To reject my method, a failure under a correct rule would be neeeded.


Mr Davison on a 2 winner election

>the IRV list, someone asked if IRV could be used to elect two members to a
>city council.  Dan, who is an official of the Center for Voting and
>Democracy replied and suggested that IRV be run two times. Once to elect
>one member and a second time to elect the second member, bypassing the name
>of the first winner during the routine of the second run of IRV.
>Dan is clearly showing that he does not understand how these election
>methods work.  What he suggested is very close to Plurality-a-Large, that
>is, the same majority gets to elect both members.

It does sound quite bad.
Supposing the voters only once, they could use the analog of the
'1/3 quota unfairness to the 4th' method the 2 winner 3 candidate IFPP
being at the end. Something batter might be found.

If voters get 2 real votes then maybe the 1st could reduce the candidates
to 3 candidates, and 2nd could eliminate exactlyu one candidate.

You were running a dead pop.mich.* SMTP server for a while.

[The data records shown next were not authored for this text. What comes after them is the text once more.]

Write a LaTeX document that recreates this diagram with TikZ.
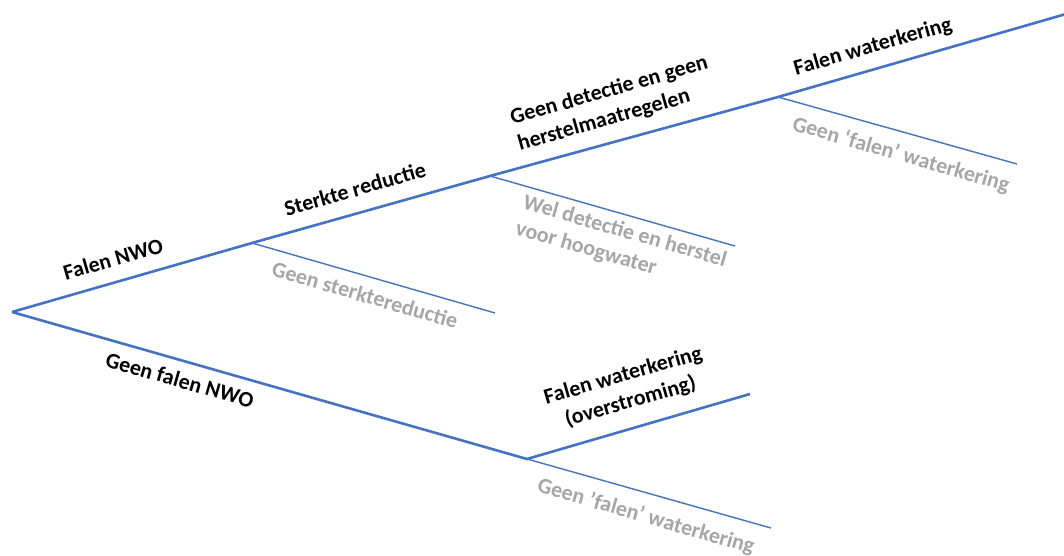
\documentclass[tikz,border=0pt]{standalone}
\usepackage{fontspec}
\setmainfont{Carlito}
\begin{document}
\begin{tikzpicture}[x=1pt,y=-1pt,
  trunk/.style={draw=treeblue,line width=2.6pt},
  twig/.style={draw=treeblue,line width=1.4pt},
  lbl/.style={font=\fontsize{22}{27}\selectfont\bfseries,inner sep=0pt},
  yes/.style={lbl,text=black,rotate=16},
  yesdown/.style={lbl,text=black,rotate=-16},
  no/.style={lbl,text=nogray,rotate=-16}]
\definecolor{treeblue}{RGB}{68,114,196}
\definecolor{nogray}{RGB}{166,166,166}
\useasboundingbox (0,0) rectangle (1064,556);
% branch points of the event tree
\coordinate (root) at (12,312);
\coordinate (a) at (252,243);
\coordinate (b) at (490,176);
\coordinate (c) at (778,97);
\coordinate (top) at (1066,14);
\coordinate (a2) at (495,313);
\coordinate (b2) at (735,246);
\coordinate (c2) at (1017,164);
\coordinate (d) at (527,459);
\coordinate (d1) at (750,394);
\coordinate (d2) at (771,528);
% upper path: failure at every step
\draw[trunk] (root) -- (a) -- (b) -- (c) -- (top);
\draw[twig] (a) -- (a2);
\draw[twig] (b) -- (b2);
\draw[twig] (c) -- (c2);
% lower path
\draw[trunk,line join=round] (root) -- (d) -- (d1);
\draw[twig] (d) -- (d2);
% labels
\node[yes] (l1) at (113,259) {Falen NWO};
\node[yes] (l2) at (355,189) {Sterkte reductie};
\node[yes,align=left] (l3) at (613,104) {Geen detectie en geen\\herstelmaatregelen};
\node[yes] (l4) at (873,47) {Falen waterkering};
\node[no] (l5) at (365,295) {Geen sterktereductie};
\node[no,align=left] (l6) at (621,245) {Wel detectie en herstel\\voor hoogwater};
\node[no] (l7) at (901,155) {Geen ‘falen’ waterkering};
\node[yesdown] (l8) at (180,380) {Geen falen NWO};
\node[yes,align=center] (l9) at (627,389) {Falen waterkering\\(overstroming)};
\node[no] (l10) at (646,517) {Geen 'falen' waterkering};
\end{tikzpicture}
\end{document}
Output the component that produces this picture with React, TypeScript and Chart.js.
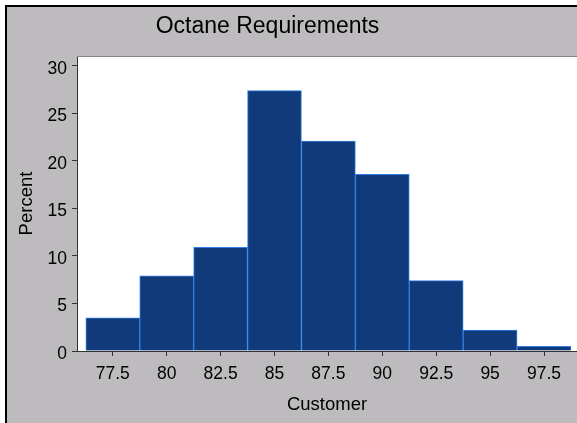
import React, { useEffect, useRef } from "react";
import { Chart, registerables } from "chart.js";

Chart.register(...registerables);

const TITLE = "Octane Requirements";
const X_LABEL = "Customer";
const Y_LABEL = "Percent";
const binMidpoints = [77.5, 80, 82.5, 85, 87.5, 90, 92.5, 95, 97.5];
const percents = [3.5, 7.9, 10.9, 27.4, 22.1, 18.6, 7.4, 2.2, 0.5];
const xTicks = [77.5, 80, 82.5, 85, 87.5, 90, 92.5, 95, 97.5];
const yTicks = [0, 5, 10, 15, 20, 25, 30];
const X_MIN = 75.84;
const X_MAX = 99.03;
const Y_MIN = 0;
const Y_MAX = 31.05;

const FONT = '"Liberation Sans", Arial, Helvetica, sans-serif';
const W = 577;
const H = 423;

const framePlugin = {
  id: "frame",
  beforeDraw(chart: any) {
    const { ctx, width, height, chartArea: a } = chart;
    ctx.save();
    ctx.fillStyle = "#ffffff";
    ctx.fillRect(0, 0, width, height);
    ctx.fillStyle = "#000000";
    ctx.fillRect(5, 5, width - 5, height - 5);
    ctx.fillStyle = "#bdbbbe";
    ctx.fillRect(7, 7, width - 7, height - 7);
    ctx.fillStyle = "#ffffff";
    ctx.fillRect(a.left, a.top, width - a.left, a.bottom - a.top);
    ctx.restore();
  },
  afterDraw(chart: any) {
    const { ctx, width, chartArea: a } = chart;
    ctx.save();
    ctx.strokeStyle = "#858585";
    ctx.lineWidth = 1;
    ctx.beginPath();
    ctx.moveTo(a.left, a.top + 0.5);
    ctx.lineTo(width, a.top + 0.5);
    ctx.stroke();
    ctx.fillStyle = "#000000";
    ctx.font = `23px ${FONT}`;
    ctx.textAlign = "center";
    ctx.textBaseline = "middle";
    ctx.fillText(TITLE, 267.5, 27);
    ctx.restore();
  },
};

export default function App() {
  const ref = useRef<HTMLCanvasElement | null>(null);

  useEffect(() => {
    if (!ref.current) return;
    const chart = new Chart(ref.current, {
      type: "bar",
      data: {
        datasets: [
          {
            data: binMidpoints.map((x, i) => ({ x, y: percents[i] })),
            backgroundColor: "rgb(16,58,122)",
            borderColor: "rgb(50,128,228)",
            borderWidth: 1,
            barPercentage: 1,
            categoryPercentage: 1,
          },
        ],
      },
      options: {
        responsive: false,
        animation: false,
        devicePixelRatio: 1,
        layout: { padding: { top: 56, left: 0, right: 0, bottom: 0 } },
        plugins: {
          legend: { display: false },
          tooltip: { enabled: false },
          title: { display: false },
        },
        scales: {
          x: {
            type: "linear",
            min: X_MIN,
            max: X_MAX,
            offset: false,
            grid: {
              offset: false,
              drawOnChartArea: false,
              drawTicks: true,
              tickLength: 5,
              tickColor: "#333333",
            },
            border: { display: true, color: "#333333", width: 1 },
            ticks: {
              color: "#000000",
              font: { family: FONT, size: 17.5 },
              padding: 8,
              maxRotation: 0,
              autoSkip: false,
              callback: (v: any) => String(v),
            },
            afterBuildTicks: (axis: any) => {
              axis.ticks = xTicks.map((v) => ({ value: v }));
            },
            afterFit: (axis: any) => {
              axis.height = 72;
              axis.paddingRight = 0;
              axis.paddingLeft = 0;
            },
            title: {
              display: true,
              text: X_LABEL,
              color: "#000000",
              font: { family: FONT, size: 18.5 },
              padding: { top: 0, bottom: 7 },
            },
          },
          y: {
            type: "linear",
            min: Y_MIN,
            max: Y_MAX,
            grid: {
              drawOnChartArea: false,
              drawTicks: true,
              tickLength: 5,
              tickColor: "#333333",
            },
            border: { display: true, color: "#333333", width: 1 },
            ticks: {
              color: "#000000",
              font: { family: FONT, size: 17.5 },
              padding: 5,
              labelOffset: 3,
              autoSkip: false,
              callback: (v: any) => String(v),
            },
            afterBuildTicks: (axis: any) => {
              axis.ticks = yTicks.map((v) => ({ value: v }));
            },
            afterFit: (axis: any) => {
              axis.width = 77;
              axis.paddingTop = 0;
              axis.paddingBottom = 0;
            },
            title: {
              display: true,
              text: Y_LABEL,
              color: "#000000",
              font: { family: FONT, size: 18.5 },
              padding: { top: 16, bottom: 0 },
            },
          },
        },
      },
      plugins: [framePlugin],
    });
    return () => chart.destroy();
  }, []);

  return (
    <div style={{ position: "fixed", left: 0, top: 0, width: W, height: H, background: "#fff" }}>
      <canvas ref={ref} width={W} height={H} style={{ width: W, height: H, display: "block" }} />
    </div>
  );
}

Mr Lanphier is withholding a shoot up of Condorcet (I posted while not
subscribed into a policy block to have such messages be blocked).
It explains that Mr Shulze has a greave problem with the last preference
in the idea of the weightings that papers are multiplied by when
contributing to the "prefers X over Y" subtotal, particularly in the
comparison of the 2 cases:
 (1) (...X...Y) : Y is the last preference
 (2) (...X...) : now Y shifted over the edge. 

Mr Schulze seems to aspire to hide the Condorcet destroying issue behind
only 2 words and blundered and causes his PDF article to fail to define
a Condorcet method.

The STV idealized view is that the P2 rules reigns (e.g. no winnner
changes on adding -2(A)+(AB)+(AC) if 3 candidates, etc.) and Alt.V passes
P2 already. Mr Schulze and al lthe rest of them (Mr Condorcet, etc.)
seem to be much too deep into the territory of arbitrariness and
standing against P2 is further unbreakable guarantee that they would
be rejected

Even worse is the exploding quantity of facets in the Condorcet variant
solutions. This is a new aspect to Condorcet that has not been
written on. It is like the number of facts is rising powers faster.

No one knows what the rules are. In idealized STV there are constant
rules that are totally indifferent to shifting changes in public
opinion. There appears to be no argument at all from Mr Schulze and
whatnot, on whether there is some good enough from the explosion
of rules and how everyone has not got rights while not identifying
what the average votes were.

Basic obvious errors with no defence. It is just like some fish
looking up through bits of grass and through the water saying:

  "what's the matter?: don't you believe in pairwise comparing?"